The plaintiff insists that the check was a sufficient memorandum in writing to take the contract out of the statute of frauds. The statute, so far as is necessary to bg here considered, is as follows:

“No action shall be brought to charge any person, upon any contract for the sale of real estate . . . unless the promise, contract, agreement, representation, assurance or ratification, or some memorandum or note thereof be in writing and signed by the party to be charged therewith, or by his authorized agent. . . . ” There must in every transaction for the.sale of land, be a writing signed by the vendor, as he has been held to be the party “ to be charged therewith. ’ ’ Evans v. Stratton, 142 Ky. 615; City of Murray v. Crawford, 138 Ky. 25. A writing evidencing a sale of land makes an obligatory contract when signed by both parties, or when signed by the vendor alone, and is accepted by the vendee. In this case the check is signed only by the vendee, so far as the record demonstrates. Assuming that it was endorsed by the signature of the vendor, the words “as payment for land” in such a writing would not be a sufficient description of the thing sold to take the transaction *618out of the statute of frauds. The memorandum required by the statute of frauds to constitute evidence of a sale of land is such a written declaration of the parties that the court will be relieved from relying on parol evidence to ascertain the subject of the contract. The words in the check would afford no means by which the property sold could be designated. Nor would- it identify the property. In such case the writing has invariably been held to be insufficient to take the transaction out of the statute of frauds. Campbell v. Preece, 133 Ky 572; Tyler v. Ontz, etc., 93 Ky. 331; Ellis v. Dedman, 4 Bibb 466; Fugate v. Hansford, 3 Litt. 262; Henderson v. Perkins, 94 Ky. 207.

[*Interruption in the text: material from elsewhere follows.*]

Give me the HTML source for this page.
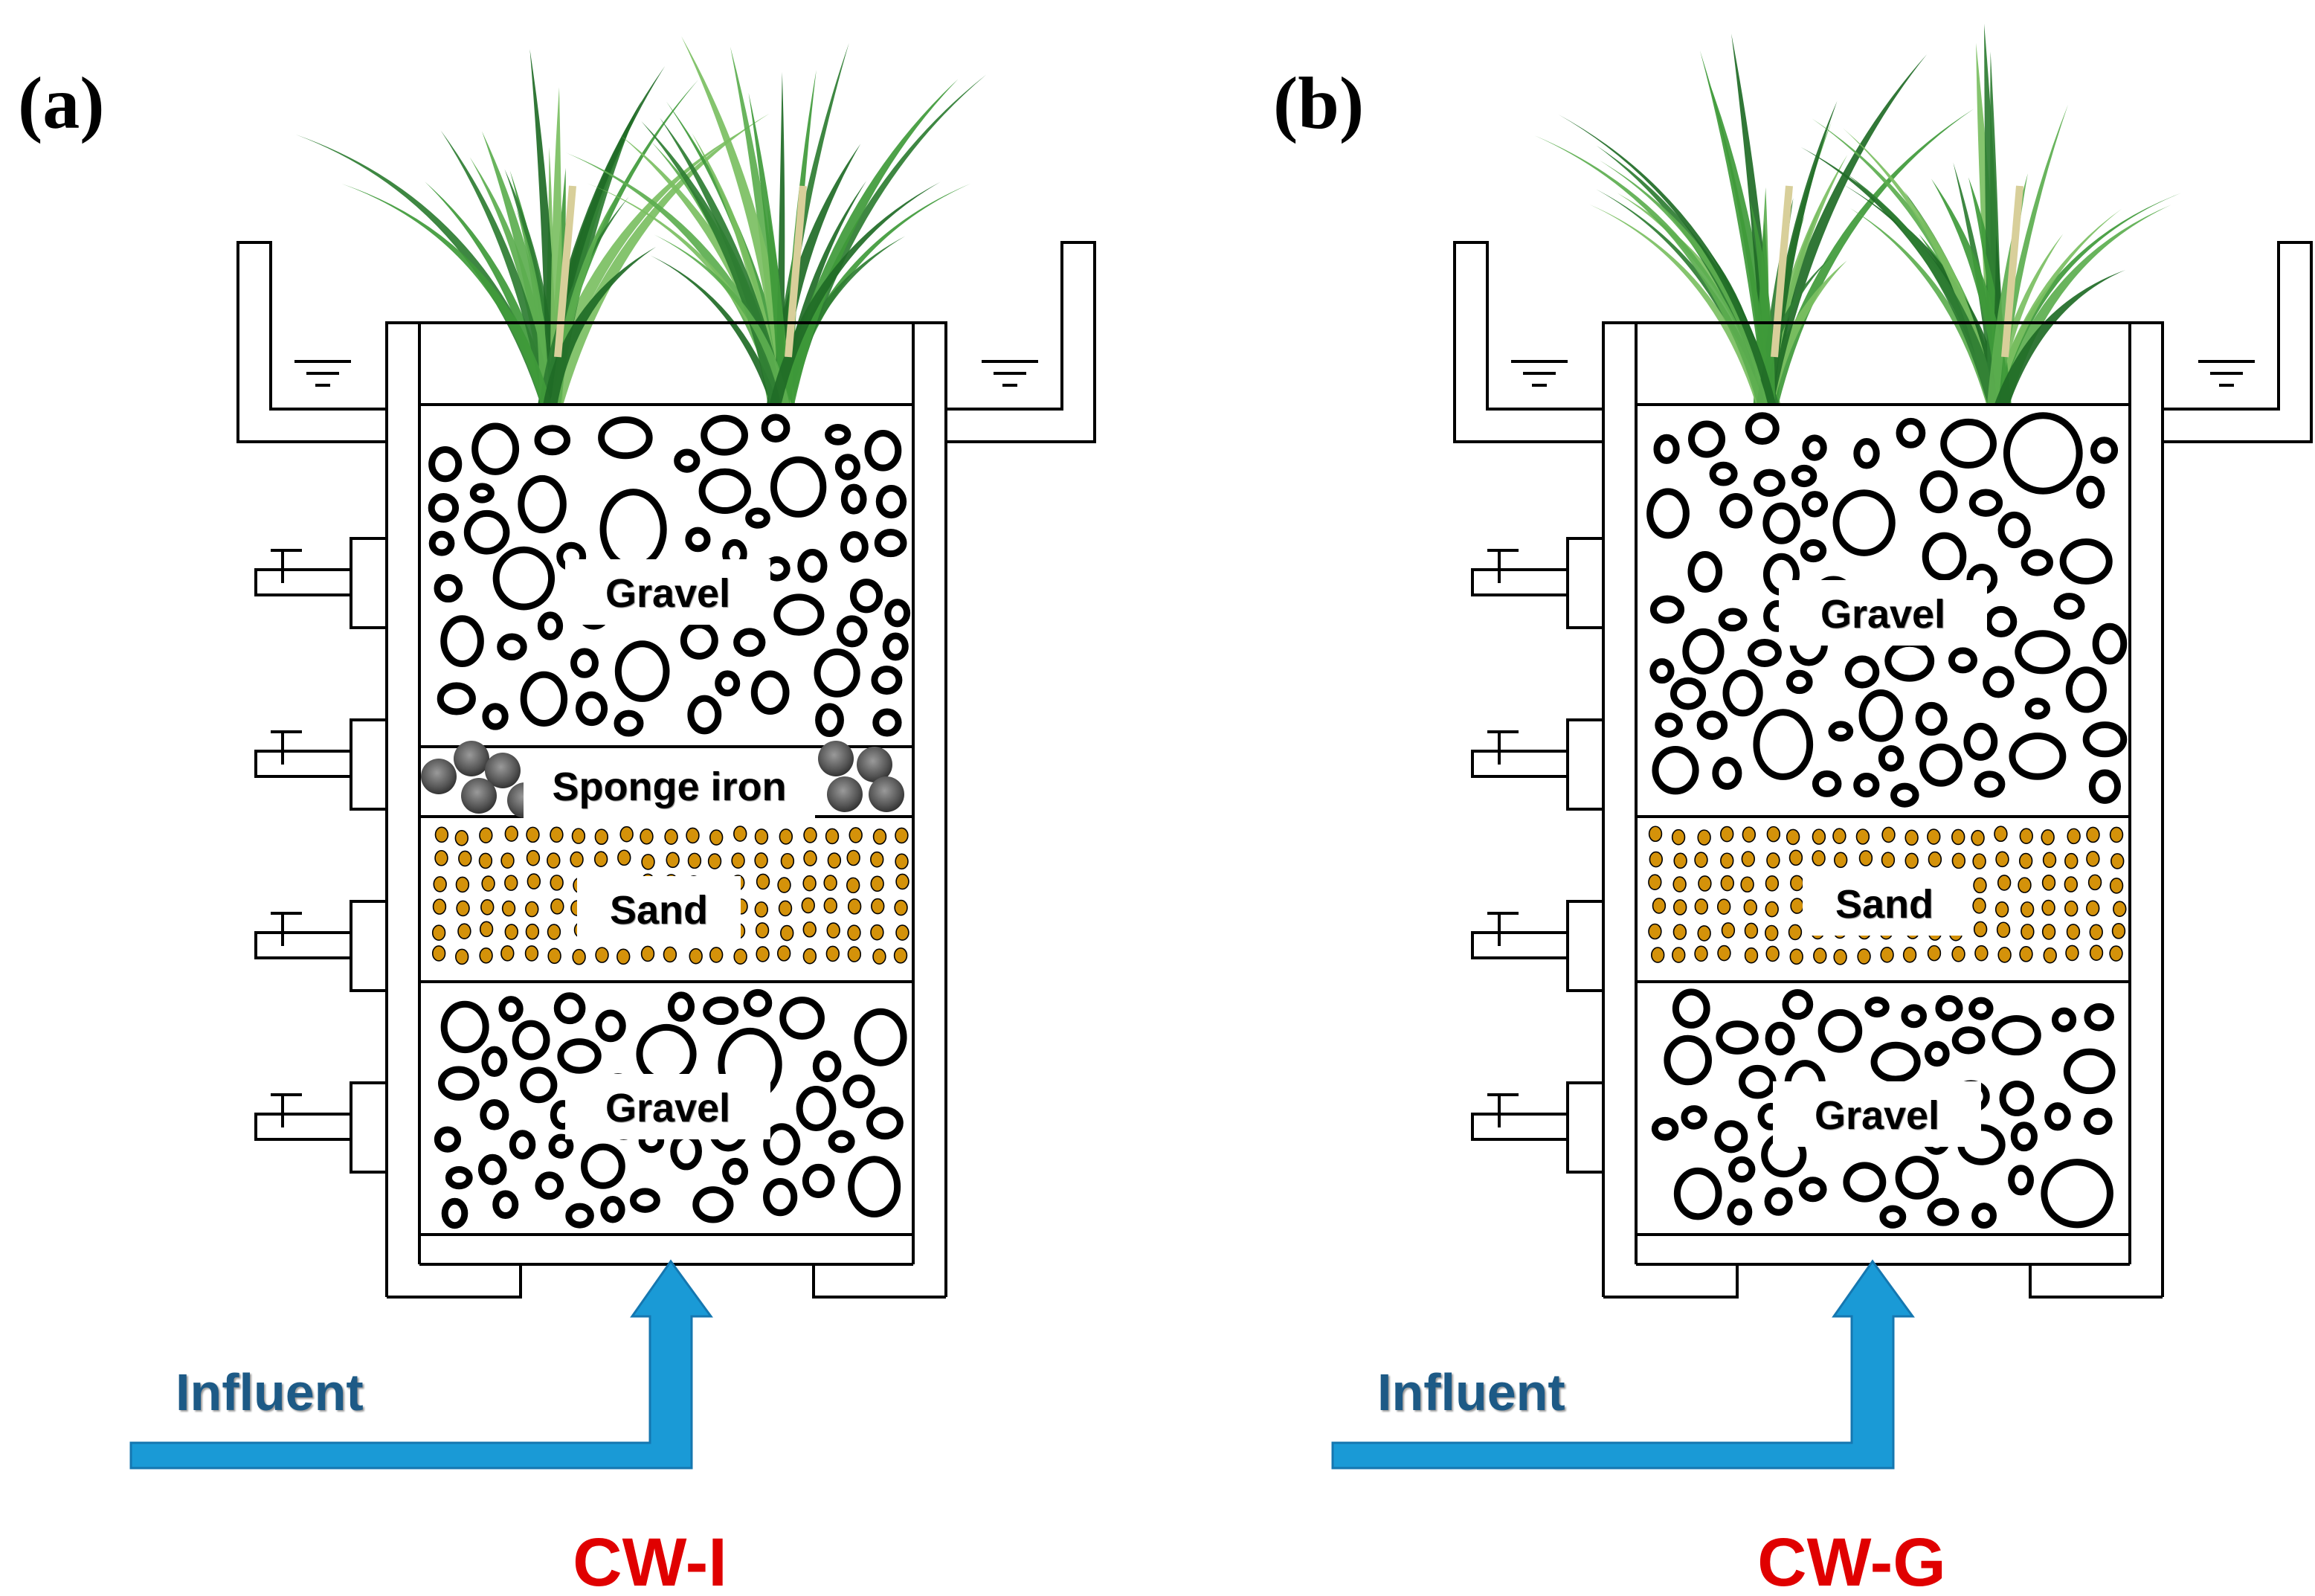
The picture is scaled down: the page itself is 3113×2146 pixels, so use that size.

The plaintiff, by a pleading filed nearly six months after the date of the transaction, offers to convey the land, by a general warranty deed, and to deliver the personal property to defendant, and avers his ability to convey a good title, and further avers that he tenders a deed, but the record does not contain the deed which was said to be tendered. This, however, would be unavailing, as a deed, alone, to take the transaction out of the statute would not -only have to be signed by the vendor, but would have to be accepted by the vendee. A verbal contract for the sale of land is not obligatory upon either the vendor or vendee, until a writing evidencing the sale, sufficient to satisfy the statute, has been executed by the vendor and accepted by the vendeé. Curnutt v. Roberts, 11 B. M. 42; McDowell v. Dunlap, 2 Mar. 33; Murray v. Pate, 6 Dana 357; Lewis v. Grimes, 7 J. J. M. 336; Fite v. Orr’s Assignee, etc., 8 K. L. R. 349, 1 S. W. 582; Allen v. Stailey, 119 S. W. 755; Todd v. Finley, 166 Ky. 546; Newberry v. Adams, 92 Ky. 26; Asher v. Brock, 95 Ky. 280. If a vendor, who is not obligated to perform a contract, because it is not in writing and signed by him, could make it obligatory upon a vendee, by tendering him a deed a great time afterward, would certainly be unfair. No legal obligation resting upon him to perform the contract, it should not be obligatory upon the vendee either. A contract which is not obligatory upon either party should not be made obligatory upon both, by the wish of one of the parties alone. The obligation must be mutual. Of course, it is not meant to be held that a verbal contract for the sale of land shall not be executed by the parties, but it is void, because there is no such evidence in existence, as the statute requires, to be made in order to prove it.

*619It is contended that the promise to pay the $1,000.00 evidenced by the check, being in part a promise to pay for personalty, that it was not without consideration, in part at least, as the sale of personal property was not affected by the statute of frauds. The contract, as alleged, was an entire contract — that is, the land and personal property were sold by one and the same contract. The contract was entire and indivisible. There was no sum fixed as the price of the personalty, separately from the price of the land, so that the sale of one could be held valid, and the other invalid. The contract being indivisible, the contract for the sale of the personalty must, also, fail, as the two cannot be separated. An entire contract which is not divisible and part of it is within the statute of frauds, all of it must share the same fate. Holloway v. Hampton, 4 B. M. 415; Grant v. Grant, 38 Amer. St. Rep. 379; Pond v. Sheen, 8 L. R. A. 414; Mauch v. Melton, 64 Ind. 414.

The judgment is, theref o're, affirmed.